There are plenty of other examples of ladder implementation in games, both good and bad. There’s the incredibly slow movement that some games reduce the player character to. There’s the confusion that games have about whether you actually want to get on a ladder or not. The fact is that something simple has been made far too complex. Navigating a ladder should not be a source of frustration in games. So, how do we fix ladders?
First off, don’t make the player alter the point of view to go up or down. In first-person shooters, this means allowing a player to climb up without looking up, and vice-versa. In third-person games, this means ensuring that up is always up despite where the camera is pointed relative to the main character.
Secondly, getting on and off a ladder should not be comparable to playing Russian roulette with a meth addict. If necessary, make the player press a button at the base of a ladder to get on it. Sure, this may be an added step that appears to go against the code of simplicity, but if it means the difference between a swift descent and walking back and forth for three minutes before the jackass decides to grab onto the ladder, then I’ll take the ladder. I mean latter.
And, honestly, forget about horizontal movement when on a ladder. I don’t want to fall off of the ladder. I have never in a game wanted to fall off of a ladder, especially not off of the side of one. Nor do I need to know the thrill of climbing on the wrong side of the ladder. I will spoil it for you now – it looks the same, only a little bit more upside-down.

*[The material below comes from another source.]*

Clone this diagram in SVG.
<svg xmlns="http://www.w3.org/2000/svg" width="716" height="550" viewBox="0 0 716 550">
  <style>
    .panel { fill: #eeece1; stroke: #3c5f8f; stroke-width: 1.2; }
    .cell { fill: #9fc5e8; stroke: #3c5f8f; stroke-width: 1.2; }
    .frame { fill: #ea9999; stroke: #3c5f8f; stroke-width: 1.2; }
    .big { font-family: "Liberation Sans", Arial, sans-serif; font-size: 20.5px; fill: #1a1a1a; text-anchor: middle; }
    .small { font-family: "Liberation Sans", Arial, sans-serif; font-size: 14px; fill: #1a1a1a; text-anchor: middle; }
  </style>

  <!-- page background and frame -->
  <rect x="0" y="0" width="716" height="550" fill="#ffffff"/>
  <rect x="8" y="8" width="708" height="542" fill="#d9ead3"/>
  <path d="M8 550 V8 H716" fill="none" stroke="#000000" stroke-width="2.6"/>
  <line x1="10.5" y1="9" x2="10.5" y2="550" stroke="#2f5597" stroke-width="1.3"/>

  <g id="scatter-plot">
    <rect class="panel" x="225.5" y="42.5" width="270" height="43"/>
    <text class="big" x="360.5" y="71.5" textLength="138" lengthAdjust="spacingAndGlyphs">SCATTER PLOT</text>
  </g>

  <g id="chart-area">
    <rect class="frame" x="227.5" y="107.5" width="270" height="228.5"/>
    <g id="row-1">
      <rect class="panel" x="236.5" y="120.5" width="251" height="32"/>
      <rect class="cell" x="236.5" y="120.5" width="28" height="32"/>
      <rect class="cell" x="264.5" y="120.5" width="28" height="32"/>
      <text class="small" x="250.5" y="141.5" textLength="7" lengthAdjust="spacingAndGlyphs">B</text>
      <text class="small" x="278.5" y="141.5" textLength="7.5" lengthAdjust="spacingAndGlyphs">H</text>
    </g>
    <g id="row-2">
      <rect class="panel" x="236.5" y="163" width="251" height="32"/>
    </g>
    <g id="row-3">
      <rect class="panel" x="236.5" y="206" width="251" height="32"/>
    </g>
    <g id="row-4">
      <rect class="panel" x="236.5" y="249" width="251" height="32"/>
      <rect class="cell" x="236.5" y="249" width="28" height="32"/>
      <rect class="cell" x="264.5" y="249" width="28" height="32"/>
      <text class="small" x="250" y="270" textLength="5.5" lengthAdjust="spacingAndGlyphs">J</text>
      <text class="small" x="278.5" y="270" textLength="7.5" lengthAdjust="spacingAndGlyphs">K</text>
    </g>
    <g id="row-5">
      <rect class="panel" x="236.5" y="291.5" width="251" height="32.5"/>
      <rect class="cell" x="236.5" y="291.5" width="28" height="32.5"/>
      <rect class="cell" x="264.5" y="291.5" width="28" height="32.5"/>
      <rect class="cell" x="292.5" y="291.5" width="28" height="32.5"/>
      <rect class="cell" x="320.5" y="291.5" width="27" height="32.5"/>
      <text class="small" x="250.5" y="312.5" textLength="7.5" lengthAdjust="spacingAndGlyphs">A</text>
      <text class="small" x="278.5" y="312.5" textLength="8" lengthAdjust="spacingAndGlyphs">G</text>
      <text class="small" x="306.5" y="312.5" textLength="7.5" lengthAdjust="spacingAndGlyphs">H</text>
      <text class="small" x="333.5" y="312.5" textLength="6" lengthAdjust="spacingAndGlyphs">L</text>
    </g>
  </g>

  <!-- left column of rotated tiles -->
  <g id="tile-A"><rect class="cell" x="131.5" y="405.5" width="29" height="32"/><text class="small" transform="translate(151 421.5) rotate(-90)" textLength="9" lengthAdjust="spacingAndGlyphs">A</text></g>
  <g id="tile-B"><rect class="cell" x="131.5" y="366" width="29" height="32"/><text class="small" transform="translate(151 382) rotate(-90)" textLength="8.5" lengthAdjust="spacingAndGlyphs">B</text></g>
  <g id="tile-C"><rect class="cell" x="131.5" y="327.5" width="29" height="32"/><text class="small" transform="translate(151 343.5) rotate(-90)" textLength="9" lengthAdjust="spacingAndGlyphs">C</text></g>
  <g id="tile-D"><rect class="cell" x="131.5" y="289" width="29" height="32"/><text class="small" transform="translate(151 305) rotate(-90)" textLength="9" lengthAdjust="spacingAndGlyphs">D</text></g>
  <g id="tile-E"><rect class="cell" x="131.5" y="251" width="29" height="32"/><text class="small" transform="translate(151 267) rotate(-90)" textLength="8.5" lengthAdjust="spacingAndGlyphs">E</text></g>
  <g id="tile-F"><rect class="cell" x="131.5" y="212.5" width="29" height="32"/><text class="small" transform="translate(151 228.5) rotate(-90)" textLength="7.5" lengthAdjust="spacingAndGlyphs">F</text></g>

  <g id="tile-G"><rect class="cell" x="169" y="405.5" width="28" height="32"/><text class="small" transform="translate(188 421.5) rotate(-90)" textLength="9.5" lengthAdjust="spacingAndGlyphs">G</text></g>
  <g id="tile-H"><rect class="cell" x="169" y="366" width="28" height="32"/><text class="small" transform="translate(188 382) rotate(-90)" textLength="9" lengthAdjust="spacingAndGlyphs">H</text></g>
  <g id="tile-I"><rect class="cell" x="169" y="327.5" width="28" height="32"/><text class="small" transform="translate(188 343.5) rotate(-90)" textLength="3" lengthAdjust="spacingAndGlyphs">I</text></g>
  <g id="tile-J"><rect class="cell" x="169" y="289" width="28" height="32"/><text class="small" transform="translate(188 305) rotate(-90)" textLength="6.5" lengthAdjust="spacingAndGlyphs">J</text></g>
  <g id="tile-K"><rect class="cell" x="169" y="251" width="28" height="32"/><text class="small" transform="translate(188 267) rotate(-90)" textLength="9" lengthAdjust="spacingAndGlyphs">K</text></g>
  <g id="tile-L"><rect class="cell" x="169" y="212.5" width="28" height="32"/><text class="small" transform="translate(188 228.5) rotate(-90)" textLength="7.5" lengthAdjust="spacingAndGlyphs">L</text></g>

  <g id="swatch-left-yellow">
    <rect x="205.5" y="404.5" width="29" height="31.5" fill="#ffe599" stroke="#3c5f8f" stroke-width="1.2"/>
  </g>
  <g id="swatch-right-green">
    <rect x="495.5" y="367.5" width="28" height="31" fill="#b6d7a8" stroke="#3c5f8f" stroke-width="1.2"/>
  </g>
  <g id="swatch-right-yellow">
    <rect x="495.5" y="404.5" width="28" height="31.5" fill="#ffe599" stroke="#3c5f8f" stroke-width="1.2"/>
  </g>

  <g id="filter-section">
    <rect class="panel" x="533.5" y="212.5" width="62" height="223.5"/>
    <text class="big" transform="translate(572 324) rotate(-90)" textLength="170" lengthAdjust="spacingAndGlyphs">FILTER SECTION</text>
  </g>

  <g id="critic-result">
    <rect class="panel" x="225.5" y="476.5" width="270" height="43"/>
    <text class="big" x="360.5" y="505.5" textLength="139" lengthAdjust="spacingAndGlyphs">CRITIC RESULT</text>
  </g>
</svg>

And, finally, there’s no reason that my character needs to climb like an arthritic drunk on a week-long Ritalin binge. I’m trying to save the world, dammit, and you’re taking your jolly sweet time, making sure that your foot lands just perfectly on that next rung. Give us the choice to climb quickly or slowly, and sliding down the ladder is always a nice option to have.
These requests are simple, and they need to be followed closely in the future. Otherwise, I’ll take a page from WWE games and start using the ladder for its often-overlooked second purpose: a weapon.